After a federal judge late on Friday temporarily lifted the ban barring the entry of refugees for 120 days and Syrian refugees indefinitely, the US State Department said on Saturday that officials "expect some refugees to arrive Monday".
Refugees do not usually enter on weekends, an official said, as the department hews to a strict set of rules on how their admissions are processed.
Other travellers from seven Muslim-majority countries affected by President Donald Trump's week-old curb on immigration can rework their flights after the judge's order, as long as they have valid visas.
Refugees fleeing war, hunger and persecution have less autonomy. Advocates working on their behalf urged the government to move quickly on admitting them.
International Refugee Assistance Project Director Becca Heller called for "the instant resumption of the US Refugee Admissions Program to immediately take the most vulnerable refugees out of harm's way".
During the week of the ban, the government admitted 843 refugees -- but no Syrian refugees, government figures show. Officials previously told Reuters that they were "in transit" and had already been cleared for resettlement before the ban took effect.
The New York Times reported on Saturday that Lawrence Bartlett, the State Department’s director of refugee resettlement, wrote in a department email that officials were working to rebook travel for refugees who had previously been scheduled to leave for the United States over a three-week period ending February 17.
A United Nations spokesman, Leonard Doyle, told the newspaper about 2,000 refugees were ready to travel.
For refugee families, they are trying to keep expectations in check and hope they do not end up back where they started.
Ayham Oubeid, a Syrian living in Cleveland, has been waiting for over a year for his brother George's family to come to the United States as refugees. His brother, who has health issues, is living in Dubai on a work visa that covers him, his six-year-old daughter and five-months pregnant wife.

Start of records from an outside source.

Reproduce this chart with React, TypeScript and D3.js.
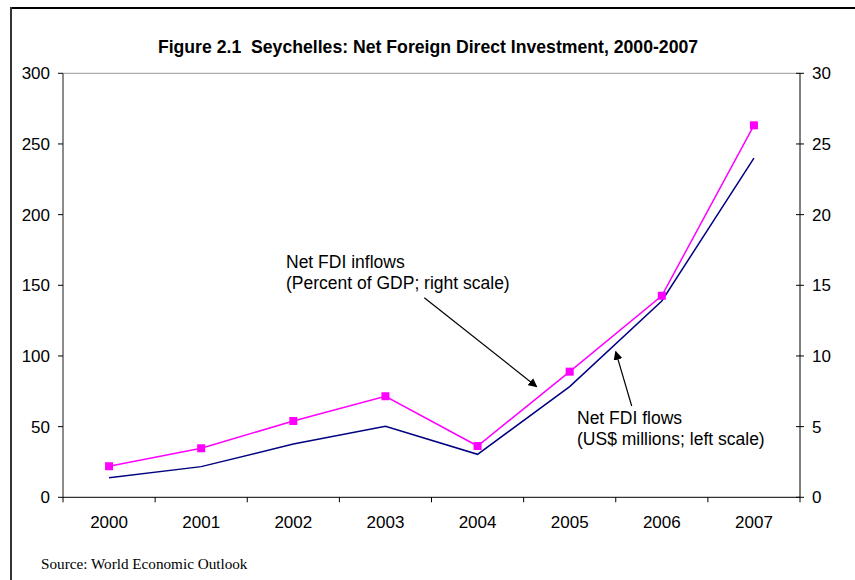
import React from "react";
import * as d3 from "d3";

const years = ["2000", "2001", "2002", "2003", "2004", "2005", "2006", "2007"];
const fdiFlowsUSD = [13.9, 21.7, 37.7, 50.2, 30.4, 78.3, 138.9, 240];
const fdiInflowsPctGDP = [2.2, 3.47, 5.4, 7.15, 3.63, 8.89, 14.26, 26.32];
const leftTicks = [0, 50, 100, 150, 200, 250, 300];
const rightTicks = [0, 5, 10, 15, 20, 25, 30];
const title = "Figure 2.1  Seychelles: Net Foreign Direct Investment, 2000-2007";
const source = "Source: World Economic Outlook";

const W = 855;
const H = 580;
const L = 63;
const R = 800;
const T = 73.3;
const B = 497.3;

export default function App() {
  const xBand = d3.scaleBand<string>().domain(years).range([L, R]).padding(0);
  const xc = (y: string) => (xBand(y) as number) + xBand.bandwidth() / 2;
  const yL = d3.scaleLinear().domain([0, 300]).range([B, T]);
  const yR = d3.scaleLinear().domain([0, 30]).range([B, T]);

  const lineL = d3
    .line<number>()
    .x((_, i) => xc(years[i]))
    .y((d) => yL(d));
  const lineR = d3
    .line<number>()
    .x((_, i) => xc(years[i]))
    .y((d) => yR(d));

  const font = "'Liberation Sans', Arial, sans-serif";
  const boundaries = years.map((y) => xBand(y) as number).concat([R]);
  const tickFs = 17;
  const annFs = 17.5;

  return (
    <svg
      width={W}
      height={H}
      style={{ position: "fixed", left: 0, top: 0, background: "#fff" }}
      fontFamily={font}
    >
      <defs>
        <marker
          id="arrow"
          viewBox="0 0 10 10"
          refX="9"
          refY="5"
          markerWidth="9"
          markerHeight="9"
          markerUnits="userSpaceOnUse"
          orient="auto"
        >
          <path d="M0,0 L10,5 L0,10 z" fill="#000" />
        </marker>
      </defs>
      <rect x={0} y={0} width={W} height={H} fill="#fff" />
      {/* outer frame */}
      <line x1={11} y1={8} x2={W} y2={8} stroke="#000" strokeWidth={2} />
      <line x1={11} y1={7} x2={11} y2={H} stroke="#333" strokeWidth={2} />

      <text
        x={428}
        y={53}
        textAnchor="middle"
        fontSize={17.65}
        fontWeight="bold"
        fill="#000"
        style={{ whiteSpace: "pre" }}
      >
        {title}
      </text>

      {/* plot frame */}
      <line x1={L} y1={T} x2={R} y2={T} stroke="#999" strokeWidth={1} />
      <line x1={L} y1={T} x2={L} y2={B} stroke="#666" strokeWidth={1.5} />
      <line x1={R} y1={T} x2={R} y2={B} stroke="#000" strokeWidth={1} />
      <line x1={L} y1={B} x2={R} y2={B} stroke="#000" strokeWidth={1} />

      {/* left ticks */}
      {leftTicks.map((t) => (
        <g key={"l" + t}>
          <line x1={L - 5} x2={L} y1={yL(t)} y2={yL(t)} stroke="#000" />
          <text
            x={L - 13}
            y={yL(t)}
            dy="0.35em"
            textAnchor="end"
            fontSize={tickFs}
            fill="#000"
          >
            {t}
          </text>
        </g>
      ))}
      {/* right ticks */}
      {rightTicks.map((t) => (
        <g key={"r" + t}>
          <line x1={R - 4} x2={R + 4} y1={yR(t)} y2={yR(t)} stroke="#000" />
          <text
            x={R + 12}
            y={yR(t)}
            dy="0.35em"
            textAnchor="start"
            fontSize={tickFs}
            fill="#000"
          >
            {t}
          </text>
        </g>
      ))}
      {/* x ticks */}
      {boundaries.map((bx, i) => (
        <line key={"x" + i} x1={bx} x2={bx} y1={B} y2={B + 5} stroke="#000" />
      ))}
      {years.map((y) => (
        <text
          key={"xl" + y}
          x={xc(y)}
          y={528}
          textAnchor="middle"
          fontSize={tickFs}
          fill="#000"
        >
          {y}
        </text>
      ))}

      {/* series */}
      <path d={lineL(fdiFlowsUSD) || ""} fill="none" stroke="#000080" strokeWidth={1.5} />
      <path d={lineR(fdiInflowsPctGDP) || ""} fill="none" stroke="#FF00FF" strokeWidth={1.5} />
      {fdiInflowsPctGDP.map((v, i) => (
        <rect
          key={"m" + i}
          x={xc(years[i]) - 4}
          y={yR(v) - 4}
          width={8}
          height={8}
          fill="#FF00FF"
        />
      ))}

      {/* annotations */}
      <text x={286} y={268} fontSize={annFs} fill="#000">
        Net FDI inflows
      </text>
      <text x={286} y={289} fontSize={annFs} fill="#000">
        (Percent of GDP; right scale)
      </text>
      <line
        x1={424.3}
        y1={297.7}
        x2={536.7}
        y2={386.7}
        stroke="#000"
        strokeWidth={1.2}
        markerEnd="url(#arrow)"
      />
      <text x={577} y={424} fontSize={annFs} fill="#000">
        Net FDI flows
      </text>
      <text x={577} y={445} fontSize={annFs} fill="#000">
        (US$ millions; left scale)
      </text>
      <line
        x1={631.7}
        y1={406}
        x2={615.7}
        y2={351.7}
        stroke="#000"
        strokeWidth={1.2}
        markerEnd="url(#arrow)"
      />

      <text
        x={41}
        y={569}
        fontSize={15.2}
        fontFamily="'Liberation Serif', 'Times New Roman', serif"
        fill="#000"
      >
        {source}
      </text>
    </svg>
  );
}
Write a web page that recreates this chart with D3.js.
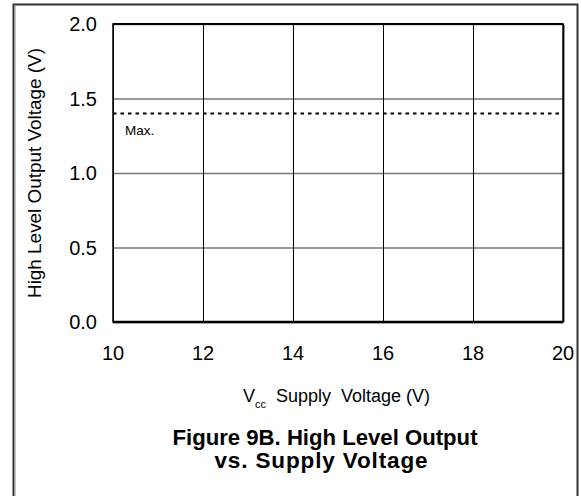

George left his job and moved the family out of their apartment when he was told they would be resettled in the United States on February 13. But the family's plane tickets were cancelled when Trump announced the temporary ban. Without George’s job, the family could lose the work visa and be sent back to Syria in the midst of its deadly civil war.
Upon hearing of the judge's ruling from Friday, Oubeid called George. He was careful not to be too hopeful, knowing the judge's order could be overturned.
"I don’t want to get excited. I don’t want my brother to get excited. Because it was hard for him when he lost everything and was told he couldn't come," Oubeid said.